Occasional killings even in ``peace time″ enforce obedience on its hard-line Catholic turf and deter locals’ cooperation with Northern Ireland’s mostly Protestant police.
They also help the IRA keep its business interests secure.
``These killings are about money and power and fear, and the Provos (IRA) are in the middle of it all,″ said Joe Hendron, a moderate Catholic lawmaker for west Belfast.
``You get in the way of their plans, they rub you out. They’re like the Mafia.″
The IRA sustains itself on money-making rackets in ghettoized Catholic parts of Northern Ireland and in the mainly Catholic south. Police claim the IRA makes more than $6 million annually from robberies, pubs, clubs, taxis, video piracy, protection, welfare fraud and, most controversially, drugs.

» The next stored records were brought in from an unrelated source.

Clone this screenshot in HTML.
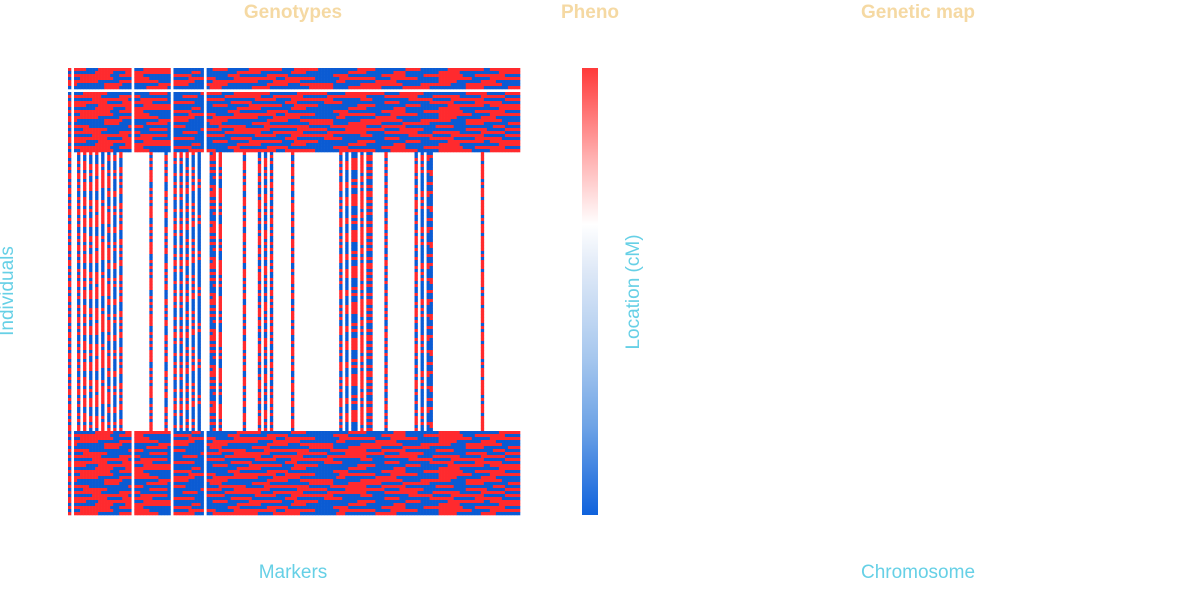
<!DOCTYPE html>
<html><head><meta charset="utf-8">
<style>
body{margin:0;background:#fff;font-family:"Liberation Sans",sans-serif}
#wrap{position:relative;width:1180px;height:600px;overflow:hidden}
.t{position:absolute;font-size:19px;font-weight:bold;color:#f5d9a3;transform:translateX(-50%);top:2px;white-space:nowrap}
.a{position:absolute;font-size:19px;color:#66d0e6;white-space:nowrap}
</style></head><body>
<div id="wrap">
<div class="t" style="left:293px">Genotypes</div>
<div class="t" style="left:590px">Pheno</div>
<div class="t" style="left:918px">Genetic map</div>
<div class="a" style="left:293px;top:562px;transform:translateX(-50%)">Markers</div>
<div class="a" style="left:918px;top:562px;transform:translateX(-50%)">Chromosome</div>
<div class="a" style="left:8px;top:291px;transform:translate(-50%,-50%) rotate(-90deg)">Individuals</div>
<div class="a" style="left:634px;top:292px;transform:translate(-50%,-50%) rotate(-90deg)">Location (cM)</div>
<div style="position:absolute;left:582px;top:68px;width:16px;height:447px;background:linear-gradient(#ff3a3a 0%,#ffb0b0 20%,#fff 35%,#dfe9f7 45%,#a6c7ee 65%,#6fa4e6 80%,#0f62dc 100%)"></div>
<svg id="hm" width="1180" height="600" style="position:absolute;left:0;top:0"></svg>
</div>
<script>
// column mask: 1 = data in all individuals, 0 = only top/bottom groups, - = empty marker
const colMask =
 "1-01010101"+"0101010100"+"0-00000100"+"0010-10101"+"01010-0110"+"1000000010"+
 "0001010100"+"0000100000"+"0000000000"+"1010110101"+"1000010000"+"0000010101"+
 "1000000000"+"0000000100"+"0000000000";
// genotype row patterns as run lengths; first entry is the starting allele (A = red, B = blue)
const rowRuns = [
 ["A",[6,4,12,3,9,14,5,7,11,4,8,13,6,10,5,9,12,2,10]],
 ["B",[9,6,4,15,7,3,12,8,10,5,14,6,9,4,11,7,13,7]],
 ["A",[14,3,8,10,6,12,4,9,7,15,5,11,8,6,13,4,10,5]],
 ["B",[4,11,7,5,13,9,6,14,3,10,8,12,5,9,7,11,6,10]],
 ["A",[10,7,13,4,8,6,15,5,9,12,3,10,7,14,6,8,5,8]],
 ["A",[3,9,6,12,10,5,8,13,7,4,11,9,14,6,10,5,12,6]],
 ["B",[12,5,9,7,14,4,10,6,13,8,5,11,7,9,12,6,8,4]],
 ["A",[7,13,5,10,4,11,9,6,15,7,12,5,8,10,6,13,4,5]],
 ["B",[5,8,14,6,11,7,4,12,9,10,6,13,5,8,14,7,6,5]],
 ["A",[11,6,7,14,5,9,12,4,10,8,13,6,11,5,9,7,8,5]],
 ["B",[8,12,4,9,13,6,10,7,5,14,9,4,12,8,6,11,7,5]],
 ["A",[13,5,10,6,8,12,7,11,4,9,6,14,5,10,8,7,9,6]]
];
const nRows = 149, topEnd = 28, botStart = 121, blankRow = 7;
const nCols = colMask.length;
const x0 = 68, y0 = 68, cw = 452/nCols, rh = 447/nRows;
const xPos = c => x0 + c*cw, yPos = r => y0 + r*rh;
function expand(def){
  let s = '', cur = def[0], i = 0;
  while (s.length < nCols){ s += cur.repeat(def[1][i % def[1].length]); cur = cur === 'A' ? 'B' : 'A'; i++; }
  return s.slice(0, nCols);
}
const rowPatterns = rowRuns.map(expand);
const svg = document.getElementById('hm'), NS = 'http://www.w3.org/2000/svg';
for (let r = 0; r < nRows; r++) {
  if (r === blankRow) continue;
  const inEnds = r < topEnd || r >= botStart;
  const pat = rowPatterns[r % rowPatterns.length];
  for (let c = 0; c < nCols; c++) {
    const m = colMask[c];
    if (m === '-') continue;
    if (m === '0' && !inEnds) continue;
    const el = document.createElementNS(NS, 'rect');
    
    
    el.setAttribute('x', xPos(c)); el.setAttribute('y', yPos(r));
    el.setAttribute('width', cw + 0.3); el.setAttribute('height', rh + 0.3);
    el.setAttribute('fill', pat[c] === 'A' ? '#ff2a2e' : '#0b5bd3');
    svg.appendChild(el);
  }
}
</script>
</body></html>
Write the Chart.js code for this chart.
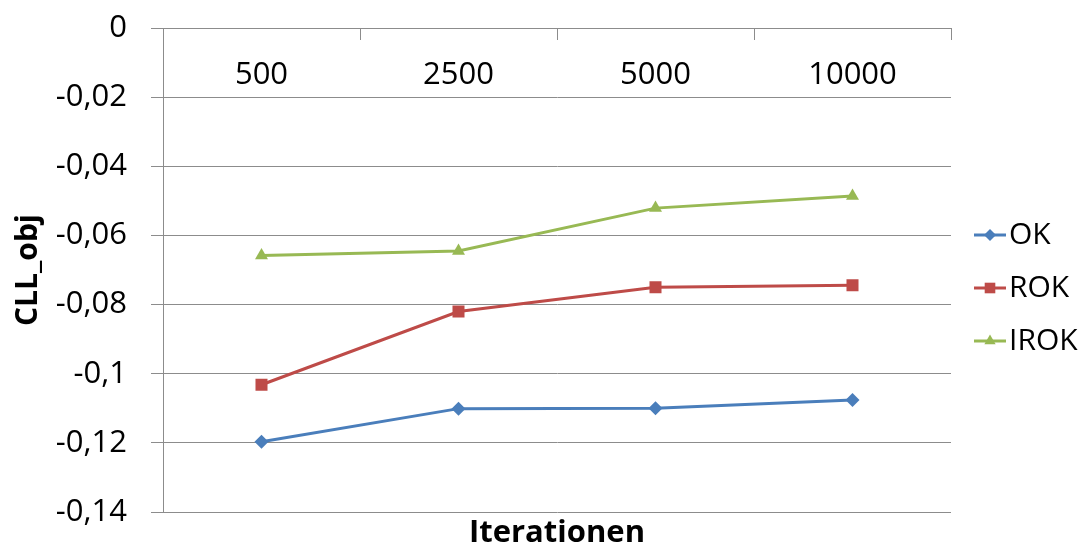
<!DOCTYPE html>
<html>
<head>
<meta charset="utf-8">
<script src="https://cdn.jsdelivr.net/npm/chart.js@4.4.1/dist/chart.umd.min.js"></script>
<style>
  html, body { margin: 0; padding: 0; background: #fff; }
  #wrap { width: 1087px; height: 552px; position: relative; }
</style>
</head>
<body>
<div id="wrap"><canvas id="cllChart"></canvas></div>
<script>
// Werte
const iterations = ['500', '2500', '5000', '10000'];
const okValues = [-0.1197, -0.1101, -0.1100, -0.1076];
const rokValues = [-0.1032, -0.0820, -0.0750, -0.0744];
const irokValues = [-0.0658, -0.0645, -0.0521, -0.0486];
const seriesNames = ['OK', 'ROK', 'IROK'];
const yMin = -0.14;
const yMax = 0;
const yStep = 0.02;

const colors = ['#4a7ebb', '#be4b48', '#98b954'];
const markers = ['rectRot', 'rect', 'triangle'];
const markerSizes = [7, 8.5, 7.5];
const gridColor = '#8c8c8c';
const fontFamily = '"Open Sans", "DejaVu Sans", sans-serif';

// kleine Legenden-Symbole: Linie mit Marker in der Mitte
function makeIcon(color, style, radius) {
    const c = document.createElement('canvas');
    c.width = 48;
    c.height = 20;
    const g = c.getContext('2d');
    g.strokeStyle = color;
    g.lineWidth = 3;
    g.beginPath();
    g.moveTo(14, 10);
    g.lineTo(46, 10);
    g.stroke();
    g.fillStyle = color;
    g.strokeStyle = color;
    Chart.helpers.drawPoint(g, { pointStyle: style, radius: radius, rotation: 0, borderWidth: 0 }, 30, 10);
    return c;
}
const legendIcons = colors.map((col, i) => makeIcon(col, markers[i], markerSizes[i] - 1));

const allValues = [okValues, rokValues, irokValues];
const datasets = allValues.map((vals, i) => ({
    label: seriesNames[i],
    data: vals,
    borderColor: colors[i],
    backgroundColor: colors[i],
    borderWidth: 3,
    tension: 0,
    pointStyle: markers[i],
    pointRadius: markerSizes[i],
    pointBackgroundColor: colors[i],
    pointBorderColor: colors[i],
    pointBorderWidth: 0,
    fill: false
}));

const ctx = document.getElementById('cllChart').getContext('2d');
const cllChart = new Chart(ctx, {
    type: 'line',
    data: { labels: iterations, datasets: datasets },
    options: {
        responsive: true,
        maintainAspectRatio: false,
        animation: false,
        layout: { padding: { top: 24, right: 0, bottom: 0, left: 0 } },
        plugins: {
            tooltip: { enabled: false },
            legend: {
                position: 'right',
                maxWidth: 136,
                labels: {
                    usePointStyle: true,
                    pointStyleWidth: 20,
                    padding: 23,
                    color: '#000',
                    font: { family: fontFamily, size: 30 },
                    generateLabels: function(chart) {
                        const items = Chart.defaults.plugins.legend.labels.generateLabels(chart);
                        items.forEach((it, i) => { it.pointStyle = legendIcons[i]; });
                        return items;
                    }
                }
            }
        },
        scales: {
            x: {
                type: 'category',
                position: 'top',
                offset: true,
                grid: {
                    display: true,
                    drawOnChartArea: false,
                    drawTicks: true,
                    tickLength: -12,
                    offset: true,
                    color: gridColor
                },
                border: { display: true, color: gridColor, width: 1 },
                ticks: {
                    mirror: true,
                    padding: 29,
                    maxRotation: 0,
                    autoSkip: false,
                    color: '#000',
                    font: { family: fontFamily, size: 31 }
                },
                afterFit: function(scale) { scale.height = 4; }
            },
            x2: {
                type: 'category',
                position: 'bottom',
                labels: iterations,
                grid: { display: false },
                border: { display: false },
                ticks: { display: false },
                title: {
                    display: true,
                    text: 'Iterationen',
                    color: '#000',
                    padding: 0,
                    font: { family: fontFamily, size: 31, weight: 'bold' }
                },
                afterFit: function(scale) { scale.height = 40; }
            },
            y: {
                min: yMin,
                max: yMax,
                grid: {
                    color: gridColor,
                    lineWidth: 1,
                    tickLength: 12
                },
                border: { display: true, color: gridColor, width: 1 },
                ticks: {
                    stepSize: yStep,
                    padding: 24,
                    color: '#000',
                    font: { family: fontFamily, size: 31 },
                    callback: function(v) {
                        const r = Math.round(v * 100) / 100;
                        return r === 0 ? '0' : String(r).replace('.', ',');
                    }
                },
                title: {
                    display: true,
                    text: 'CLL_obj',
                    color: '#000',
                    padding: { top: 10, bottom: 0 },
                    font: { family: fontFamily, size: 30, weight: 'bold' }
                },
                afterFit: function(scale) {
                    scale.width = 163;
                    scale.paddingTop = 0;
                    scale.paddingBottom = 0;
                }
            }
        }
    }
});
</script>
</body>
</html>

Through intimidation and occasional ``executions,″ the IRA keep at bay what Belfast people jokingly call the ``ordinary decent criminals,″ and can be confident that few Catholic civilians will risk testifying against the IRA in court.
And when their targets are loathed hoodlums, such ``punishment″ attacks prove surprisingly popular.
After the IRA killed Belfast’s top drug dealer, Mickey Mooney, in a central Belfast bar in April, an IRA ``hit list″ naming a dozen other alleged dealers was circulated openly.
Two on the list have already been gunned down: Tony Kane, 29, after attending a funeral near the Sinn Fein headquarters in September, and Paul Devine, 35, two weeks ago. The rest are lying low or have fled Northern Ireland.
On Monday night, gunmen fatally shot Francis Collins in his north Belfast fast-food shop.
Collins, 40, had been imprisoned in the early 1980s as a middle-ranking IRA figure. Police said that after being paroled, he turned increasingly to criminal rackets.
Tuesday night’s victim, Johnston, was out on bail after being charged in connection with a drug find last year.
A phone caller identifying himself as spokesman for ``Direct Action Against Drugs″ later claimed responsibility for killing both Collins and Johnston. Police called this a likely cover name to mask the IRA’s violations of its cease-fire, which supposedly precludes using firearms.
The IRA stopped its 24-year campaign against British rule on Sept. 1, 1994. It called its cease-fire ``a complete cessation of military operations″ _ a carefully crafted phrase that leaves open the option to attack opponents within its own Catholic power bases.
The IRA-allied Sinn Fein party has stuck doggedly to its own carefully ambiguous position on punishment beatings and killings.
``We do not condone them,″ Michael Ferguson, a Sinn Fein councilman, said repeatedly. When pressed to say whether his party would actually condemn the practice, he refused.